Type Description Example
Generic TLD (gTLDs) The generic TLDs, also known as gTLDs, are the most famous since some of them were part of the initial release and usually are not restricted. com, net, org, info, ...
Country Code TLD (ccTLDs) The ccTLDs, are the Top Level Domains allocated to a country based on the 2 letters version of its [ISO 3166-1 code](http://en.wikipedia.org/wiki/ISO_3166-1). fr, de, us, nl, es, ...
Infrastructure TLD The infrastructure TLDs are reserved by IANA for technical purpose and contains only the .arpa top level domain. For more information about the arpa zone, please refer to the documentation available on IANA's website .arpa
Sponsored TLD The sponsored TLDs, considered also has a sub category of the gTLDs, are specialized in the specific community. coop, museum, edu, aero

Second Level Domain

Usually called second-level domains, they are registered with your Domain Name Registrar. The second level domain are composed with a name/label and a TLD.

Example: anouar.im, google.com, …

Second Leve Domains

Other cases of SLD offer the registration of third level domains as a specialized alternative to TLDs for their customers.

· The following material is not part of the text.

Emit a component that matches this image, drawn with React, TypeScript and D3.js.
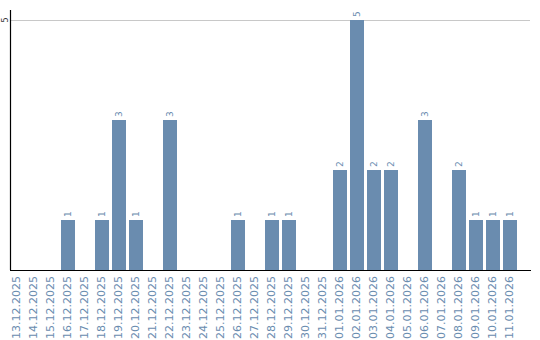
import React from "react";
import * as d3 from "d3";

const categories: string[] = [
  "13.12.2025", "14.12.2025", "15.12.2025", "16.12.2025", "17.12.2025",
  "18.12.2025", "19.12.2025", "20.12.2025", "21.12.2025", "22.12.2025",
  "23.12.2025", "24.12.2025", "25.12.2025", "26.12.2025", "27.12.2025",
  "28.12.2025", "29.12.2025", "30.12.2025", "31.12.2025", "01.01.2026",
  "02.01.2026", "03.01.2026", "04.01.2026", "05.01.2026", "06.01.2026",
  "07.01.2026", "08.01.2026", "09.01.2026", "10.01.2026", "11.01.2026",
];
const values: number[] = [
  0, 0, 0, 1, 0, 1, 3, 1, 0, 3,
  0, 0, 0, 1, 0, 1, 1, 0, 0, 2,
  5, 2, 2, 0, 3, 0, 2, 1, 1, 1,
];
const yTicks: number[] = [5];

const W = 540;
const H = 340;
const FONT = "'DejaVu Sans', Verdana, sans-serif";
const BAR = "#6a8caf";

export default function App() {
  const x = d3
    .scaleBand<string>()
    .domain(categories)
    .range([10, 517])
    .paddingInner(3 / 17)
    .paddingOuter(0);
  const y = d3.scaleLinear().domain([0, 5]).range([270, 20]);
  const bw = x.bandwidth();

  return (
    <svg
      width={W}
      height={H}
      style={{ position: "absolute", left: 0, top: 0, display: "block" }}
    >
      <rect x={0} y={0} width={W} height={H} fill="#fff" />
      {yTicks.map((t) => (
        <g key={t}>
          <line x1={11} x2={530} y1={y(t) + 0.5} y2={y(t) + 0.5} stroke="#c8c8c8" strokeWidth={1} />
          <text
            transform={`translate(7.5,${y(t)}) rotate(-90)`}
            textAnchor="middle"
            fontFamily={FONT}
            fontSize={8}
            fill="#333"
          >
            {t}
          </text>
        </g>
      ))}
      {values.map((v, i) =>
        v > 0 ? (
          <g key={categories[i]}>
            <rect
              x={x(categories[i])}
              y={y(v)}
              width={bw}
              height={y(0) - y(v)}
              fill={BAR}
            />
            <text
              transform={`translate(${(x(categories[i]) as number) + bw / 2 + 3},${y(v) - 3}) rotate(-90)`}
              textAnchor="start"
              fontFamily={FONT}
              fontSize={9}
              fill={BAR}
            >
              {v}
            </text>
          </g>
        ) : null
      )}
      <line x1={10.5} x2={10.5} y1={10} y2={270} stroke="#000" strokeWidth={1.2} />
      <line x1={10} x2={531} y1={270.5} y2={270.5} stroke="#000" strokeWidth={1.2} />
      {categories.map((c) => (
        <text
          key={c}
          transform={`translate(${(x(c) as number) + bw / 2 + 3},276) rotate(-90)`}
          textAnchor="end"
          fontFamily={FONT}
          fontSize={11}
          fill={BAR}
        >
          {c}
        </text>
      ))}
    </svg>
  );
}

  • uk: Because of the registration restriction on the TLD
    • .co.uk - general use
    • .gov.uk - government
    • .ltd.uk - limited companies
    • .me.uk - general use -fr: To provide additional categories
    • .assoc.fr - association use
    • .tm.fr - trademarks use

Some are just provided by private companies owning short second level domain such as .co.**, .com.** or ***.com. It permits to override the limitation on some top level domains:

  • co.ee
  • co.nl
  • com.de
  • de.com

The Registry, the registrar and the registrant

Registry Registrar Registrant

The Registry

reg·is·try /ˈrejəstrē/ Noun

  1. A place or office where registers or records are kept

The registry is the authority responsible of managing a Top Level Domain (ie. Verisign for .COM).

In a more traditional market, the registry could be compared to wholesaler.

Each registry fixes its own rules. This is the reason why I’ve said previously that the elements shall vary from a registry to another.

Some examples of naming convention rules could be:

  • minimum 3 letters
  • minimum registration period of 2 years
  • maximum registration period of 10 years
  • no sexual or pornographic connotation
  • maximum 10 domains per registrant
  • registrant living in a certain country
  • should not be a reserved domain

The accreditation rules are also fixed by the registry and define the mandatory steps needed to be an official registrar. An example of those steps could be:

  • to be ICANN accredited
  • to credit an account with a certain amount
  • to have authoritative name server in a certain country
  • to pass a MCQ on the management rules of the registry
  • to pass a technical test to validate API calls

All registrars are required to be accredited with the registry in order to resell domain names.

The Registrar

reg·is·trar /ˈrejəsträr/ Noun

  1. An official responsible for keeping a register or official records.

An accredited registrar is a Service Provider allowed to sell the TLDs provided by a registry.

More basically, if a customer wants to register a domain name the registrar, being an authorized retailer, can provide it from the registry.

As an intermediate between the registry and the registrant, registrars have to handle at the same time a B2C and B2B relationship.

The B2C being between it and the registrant, to whom it offers a web interface to order and manage his domain names.

The B2B being between it and the registry, whom it communicates with over APIs to automate the provisioning,

The Registrant

reg·is·trant /ˈrejəstrənt/ Noun

  1. A person who registers.

A registrant is an individual or an organization that owns a domain name. The registrant can be yourself or your company when you register your own domain name.